The £1.1bn (€1.2bn) Active Pension Fund of the UK’s Environment Agency is looking to award a global bond mandate integrating environmental, social and governance (ESG) factors following the termination of incumbent manager European Credit Management (ECM).
“We are seeking a new global bond manager who will integrate and take into account ESG issues and be able to invest in investment grade ‘green bonds’ if they are financially attractive,” said Howard Pearce, head of environmental finance and pension fund management at the Environment Agency.
He told Responsible Investor: “Our old bond manager was European Credit Management who under-performed against benchmark and target since they were appointed in 2005 and have not joined the UN PRI. Following a competitive selection process we hope to appoint by July 2010.”

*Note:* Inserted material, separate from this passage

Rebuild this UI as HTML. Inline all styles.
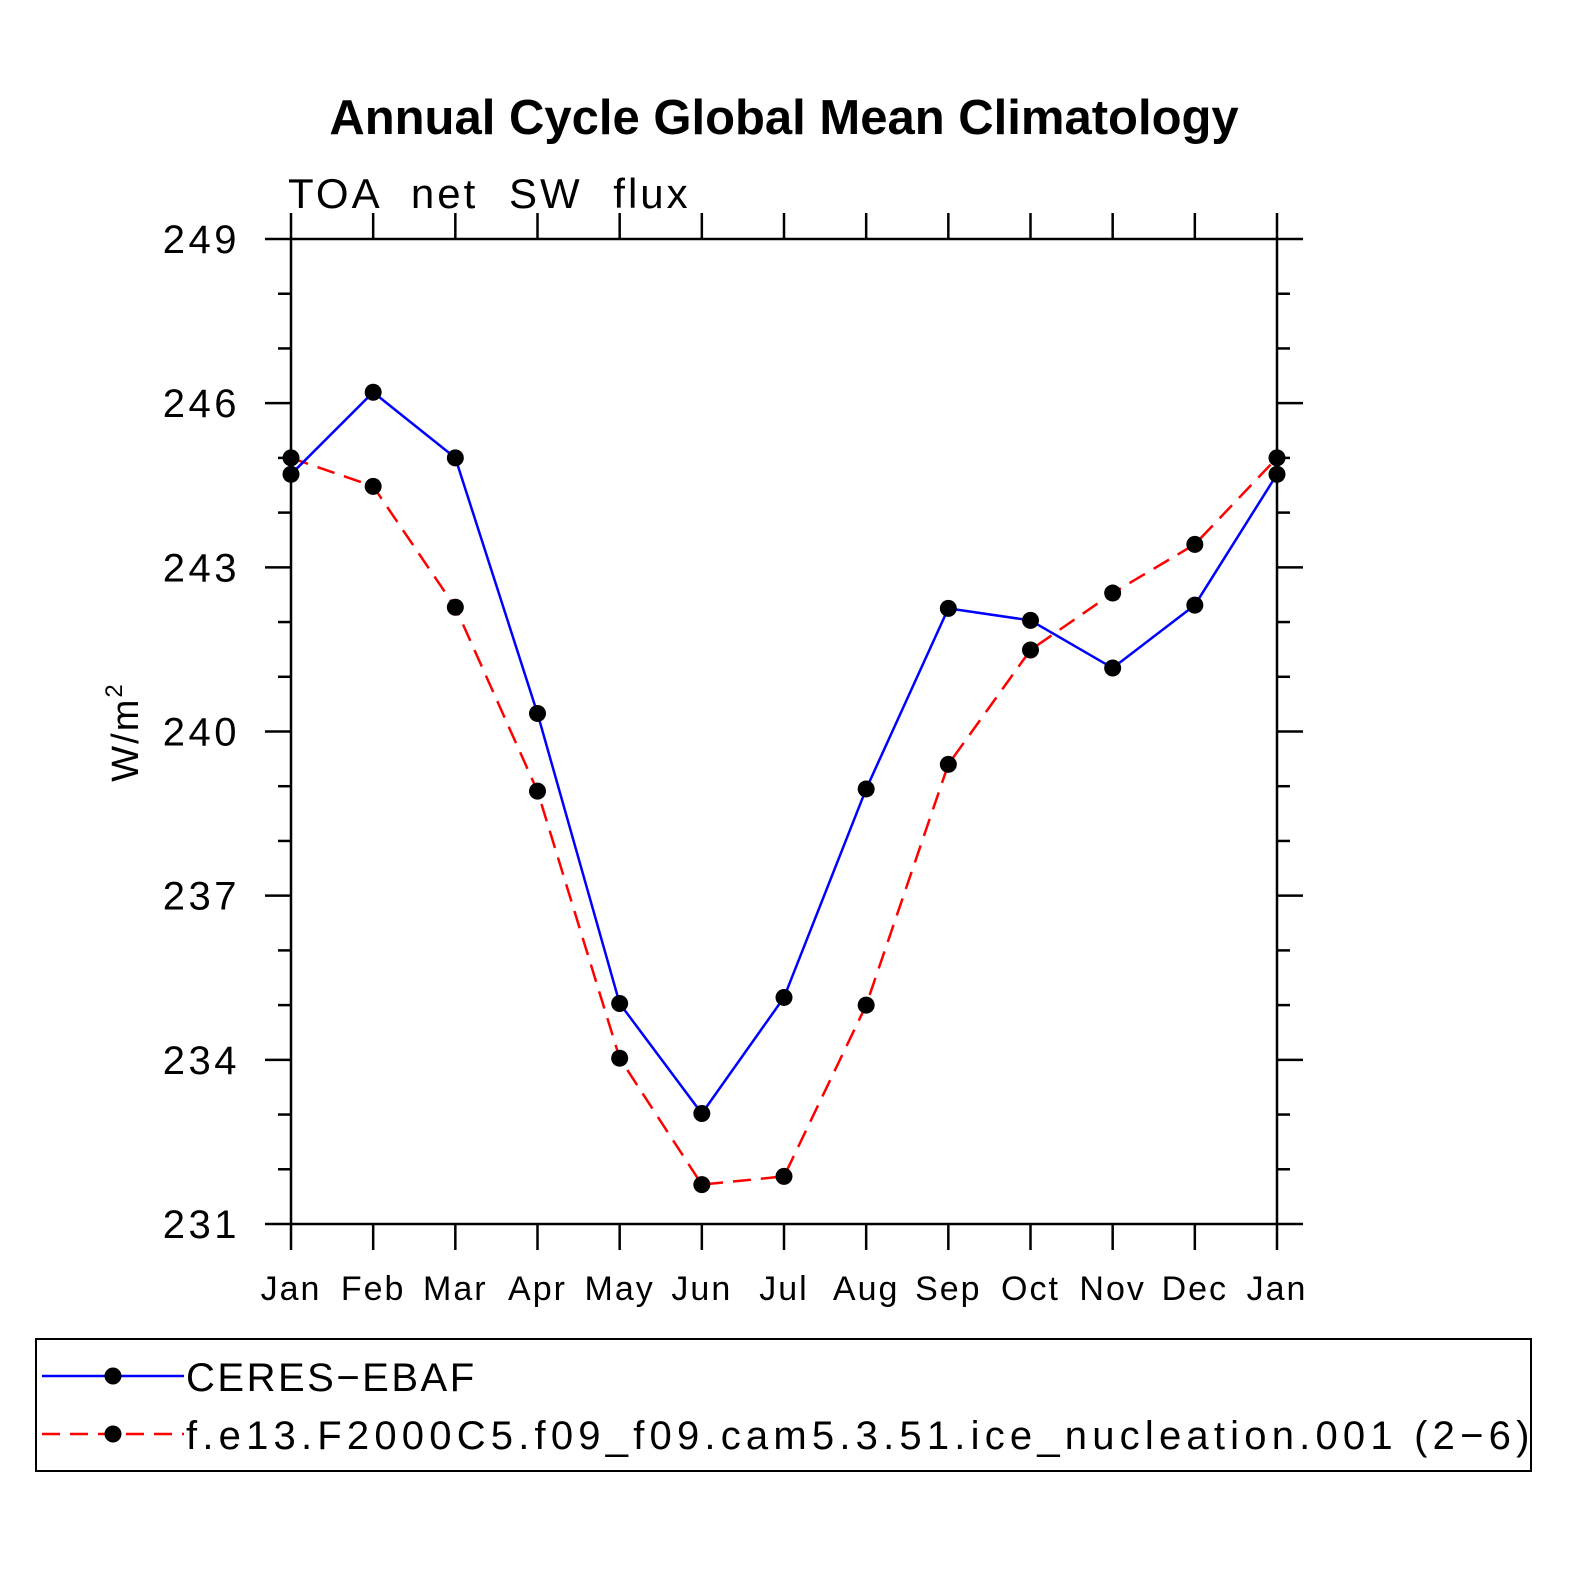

ECM ran a £77.5m active global corporate bond brief which returned -35.4% in 2008/9, -6.2% down on benchmark, according to the fund’s annual report. The mandate represented 6.9% of the fund’s portfolio. It was also disclosed at the time that the fund would be reviewing the mandate.The fund’s annual report blamed the ECM under-performance as a contributory factor for its overall underperformance of -7.9% in 2008/9 when scheme assets fell by £364m.
In August last year the agency awarded global equities mandates to RCM, Generation Investment Management and Impax Asset Management as part of a drive to have its assets managed on sustainable grounds by signatories to the United Nations Principles for Responsible Investment.
The fund’s investment advisors are Mercer Investment Consulting, bFinance and Rathbone Greenbank.
The new appointment will probably be for one or more managers with funding subject to the Environment Agency’s investment strategy review and strategic asset allocation.
Managers may include traditional bond mandates with an ESG overview, allocations to green bonds, climate change bonds, supranational and agency bonds, weather catastrophe bonds, and other environmental or sustainability bond products. The fund’s preference is for positive bond selection using financial and sustainable criteria rather than negative screening.